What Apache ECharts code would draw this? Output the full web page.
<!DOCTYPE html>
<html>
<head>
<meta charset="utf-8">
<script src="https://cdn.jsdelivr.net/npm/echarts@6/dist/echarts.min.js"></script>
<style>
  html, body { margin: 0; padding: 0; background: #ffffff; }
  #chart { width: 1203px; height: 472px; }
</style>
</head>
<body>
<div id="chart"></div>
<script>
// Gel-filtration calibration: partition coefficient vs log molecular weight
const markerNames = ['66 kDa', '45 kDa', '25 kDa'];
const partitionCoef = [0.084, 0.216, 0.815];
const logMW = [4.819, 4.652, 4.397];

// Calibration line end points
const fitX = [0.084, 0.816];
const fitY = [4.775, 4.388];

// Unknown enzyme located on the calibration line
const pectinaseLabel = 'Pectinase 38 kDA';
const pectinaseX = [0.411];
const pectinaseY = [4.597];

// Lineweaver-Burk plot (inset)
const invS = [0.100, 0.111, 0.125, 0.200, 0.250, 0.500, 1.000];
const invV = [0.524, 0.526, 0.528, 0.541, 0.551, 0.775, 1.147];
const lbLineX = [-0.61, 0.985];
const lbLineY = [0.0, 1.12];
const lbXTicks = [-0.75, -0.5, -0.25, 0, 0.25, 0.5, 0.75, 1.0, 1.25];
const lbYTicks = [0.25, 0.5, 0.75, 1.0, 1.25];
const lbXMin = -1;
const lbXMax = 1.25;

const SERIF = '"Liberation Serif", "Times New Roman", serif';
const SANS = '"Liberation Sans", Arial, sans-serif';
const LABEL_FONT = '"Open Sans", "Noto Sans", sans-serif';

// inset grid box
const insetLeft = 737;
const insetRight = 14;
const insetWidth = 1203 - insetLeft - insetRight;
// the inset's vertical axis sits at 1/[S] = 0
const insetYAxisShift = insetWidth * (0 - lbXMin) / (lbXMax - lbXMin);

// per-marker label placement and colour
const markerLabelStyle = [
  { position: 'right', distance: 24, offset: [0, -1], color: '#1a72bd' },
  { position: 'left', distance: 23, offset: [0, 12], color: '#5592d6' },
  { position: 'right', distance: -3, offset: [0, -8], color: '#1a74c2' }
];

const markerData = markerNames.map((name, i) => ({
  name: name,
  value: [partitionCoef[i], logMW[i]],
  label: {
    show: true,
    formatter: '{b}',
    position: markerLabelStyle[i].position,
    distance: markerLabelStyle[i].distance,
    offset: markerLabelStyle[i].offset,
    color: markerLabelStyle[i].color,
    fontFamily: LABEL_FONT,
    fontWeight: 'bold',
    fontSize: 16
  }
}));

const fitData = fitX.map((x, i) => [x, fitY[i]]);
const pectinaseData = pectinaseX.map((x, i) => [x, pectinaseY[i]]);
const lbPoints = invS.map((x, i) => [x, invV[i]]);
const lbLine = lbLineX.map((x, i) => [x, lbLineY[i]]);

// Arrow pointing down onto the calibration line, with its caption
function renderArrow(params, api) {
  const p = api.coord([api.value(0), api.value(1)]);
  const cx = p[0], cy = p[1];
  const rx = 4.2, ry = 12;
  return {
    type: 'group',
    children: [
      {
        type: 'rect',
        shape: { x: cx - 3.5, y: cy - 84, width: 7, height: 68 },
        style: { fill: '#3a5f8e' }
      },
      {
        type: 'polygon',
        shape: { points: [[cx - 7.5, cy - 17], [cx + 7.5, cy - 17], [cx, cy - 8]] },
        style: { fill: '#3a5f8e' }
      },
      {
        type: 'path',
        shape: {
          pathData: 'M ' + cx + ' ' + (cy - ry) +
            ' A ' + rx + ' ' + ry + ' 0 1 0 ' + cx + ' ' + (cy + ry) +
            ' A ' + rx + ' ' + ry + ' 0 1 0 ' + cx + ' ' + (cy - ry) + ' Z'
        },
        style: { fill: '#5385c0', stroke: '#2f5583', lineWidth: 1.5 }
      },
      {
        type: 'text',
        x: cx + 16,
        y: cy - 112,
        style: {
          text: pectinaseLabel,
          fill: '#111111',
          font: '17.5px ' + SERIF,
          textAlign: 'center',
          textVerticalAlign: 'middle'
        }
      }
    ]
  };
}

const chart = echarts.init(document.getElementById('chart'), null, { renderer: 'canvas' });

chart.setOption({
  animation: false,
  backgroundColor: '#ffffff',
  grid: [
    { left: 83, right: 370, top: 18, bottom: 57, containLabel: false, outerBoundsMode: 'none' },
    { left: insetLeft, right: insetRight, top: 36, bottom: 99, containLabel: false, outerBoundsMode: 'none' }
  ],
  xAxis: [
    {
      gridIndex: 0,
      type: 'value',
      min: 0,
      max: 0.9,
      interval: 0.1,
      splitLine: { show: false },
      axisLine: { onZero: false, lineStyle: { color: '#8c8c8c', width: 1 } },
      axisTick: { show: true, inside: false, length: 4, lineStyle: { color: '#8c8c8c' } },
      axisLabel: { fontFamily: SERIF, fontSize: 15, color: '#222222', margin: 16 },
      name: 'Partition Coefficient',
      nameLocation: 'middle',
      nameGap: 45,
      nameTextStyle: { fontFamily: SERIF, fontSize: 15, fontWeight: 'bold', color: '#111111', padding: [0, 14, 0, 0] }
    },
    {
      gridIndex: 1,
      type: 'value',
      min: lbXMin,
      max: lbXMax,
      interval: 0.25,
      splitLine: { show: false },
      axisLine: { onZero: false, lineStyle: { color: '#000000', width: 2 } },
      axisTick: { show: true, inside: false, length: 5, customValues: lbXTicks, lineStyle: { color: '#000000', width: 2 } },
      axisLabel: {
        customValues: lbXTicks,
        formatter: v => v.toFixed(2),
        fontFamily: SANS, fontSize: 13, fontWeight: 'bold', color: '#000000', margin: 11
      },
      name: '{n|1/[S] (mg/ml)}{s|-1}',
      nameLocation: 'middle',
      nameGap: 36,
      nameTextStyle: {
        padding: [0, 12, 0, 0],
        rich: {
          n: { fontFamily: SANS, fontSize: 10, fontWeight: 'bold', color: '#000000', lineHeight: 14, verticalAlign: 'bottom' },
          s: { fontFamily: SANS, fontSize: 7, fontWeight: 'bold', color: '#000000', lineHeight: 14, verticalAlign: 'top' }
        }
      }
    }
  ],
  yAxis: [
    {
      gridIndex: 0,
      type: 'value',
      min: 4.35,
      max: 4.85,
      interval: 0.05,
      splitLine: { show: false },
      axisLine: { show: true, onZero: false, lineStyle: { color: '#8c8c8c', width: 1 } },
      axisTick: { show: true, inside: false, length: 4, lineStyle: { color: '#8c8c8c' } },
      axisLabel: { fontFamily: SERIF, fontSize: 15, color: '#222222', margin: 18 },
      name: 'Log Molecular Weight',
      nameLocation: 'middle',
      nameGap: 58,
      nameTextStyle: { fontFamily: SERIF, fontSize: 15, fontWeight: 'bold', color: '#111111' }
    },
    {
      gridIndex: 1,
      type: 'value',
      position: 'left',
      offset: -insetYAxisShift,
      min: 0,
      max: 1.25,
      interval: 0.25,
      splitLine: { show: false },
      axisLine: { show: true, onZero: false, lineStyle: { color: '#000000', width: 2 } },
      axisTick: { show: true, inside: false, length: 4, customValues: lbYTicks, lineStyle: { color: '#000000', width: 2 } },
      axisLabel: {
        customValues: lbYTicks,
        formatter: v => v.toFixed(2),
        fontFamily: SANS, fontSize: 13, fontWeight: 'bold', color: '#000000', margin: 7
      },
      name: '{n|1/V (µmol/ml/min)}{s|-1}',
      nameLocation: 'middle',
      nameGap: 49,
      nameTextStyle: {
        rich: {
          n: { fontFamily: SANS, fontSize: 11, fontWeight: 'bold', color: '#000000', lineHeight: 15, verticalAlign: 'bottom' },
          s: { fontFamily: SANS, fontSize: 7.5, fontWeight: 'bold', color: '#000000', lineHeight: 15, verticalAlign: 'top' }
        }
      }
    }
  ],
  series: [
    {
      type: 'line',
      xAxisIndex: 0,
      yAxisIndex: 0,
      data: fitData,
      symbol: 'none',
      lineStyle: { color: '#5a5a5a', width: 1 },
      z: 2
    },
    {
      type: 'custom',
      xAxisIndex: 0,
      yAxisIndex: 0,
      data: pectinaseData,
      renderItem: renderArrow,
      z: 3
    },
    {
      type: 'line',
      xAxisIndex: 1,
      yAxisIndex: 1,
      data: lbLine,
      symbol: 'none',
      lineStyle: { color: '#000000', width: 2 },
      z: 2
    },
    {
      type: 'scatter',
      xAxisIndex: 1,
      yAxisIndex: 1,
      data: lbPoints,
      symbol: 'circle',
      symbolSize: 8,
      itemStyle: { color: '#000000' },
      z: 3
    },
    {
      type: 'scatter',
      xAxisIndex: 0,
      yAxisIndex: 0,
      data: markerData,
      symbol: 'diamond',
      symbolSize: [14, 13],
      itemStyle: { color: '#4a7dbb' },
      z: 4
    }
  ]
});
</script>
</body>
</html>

==============================

* _What to work on_:
From the first line of the data above to the line holding "const pectinaseY = [4.597];", reproduce each line exactly; emit no other lines.

* _Task result_:
What Apache ECharts code would draw this? Output the full web page.
<!DOCTYPE html>
<html>
<head>
<meta charset="utf-8">
<script src="https://cdn.jsdelivr.net/npm/echarts@6/dist/echarts.min.js"></script>
<style>
  html, body { margin: 0; padding: 0; background: #ffffff; }
  #chart { width: 1203px; height: 472px; }
</style>
</head>
<body>
<div id="chart"></div>
<script>
// Gel-filtration calibration: partition coefficient vs log molecular weight
const markerNames = ['66 kDa', '45 kDa', '25 kDa'];
const partitionCoef = [0.084, 0.216, 0.815];
const logMW = [4.819, 4.652, 4.397];

// Calibration line end points
const fitX = [0.084, 0.816];
const fitY = [4.775, 4.388];

// Unknown enzyme located on the calibration line
const pectinaseLabel = 'Pectinase 38 kDA';
const pectinaseX = [0.411];
const pectinaseY = [4.597];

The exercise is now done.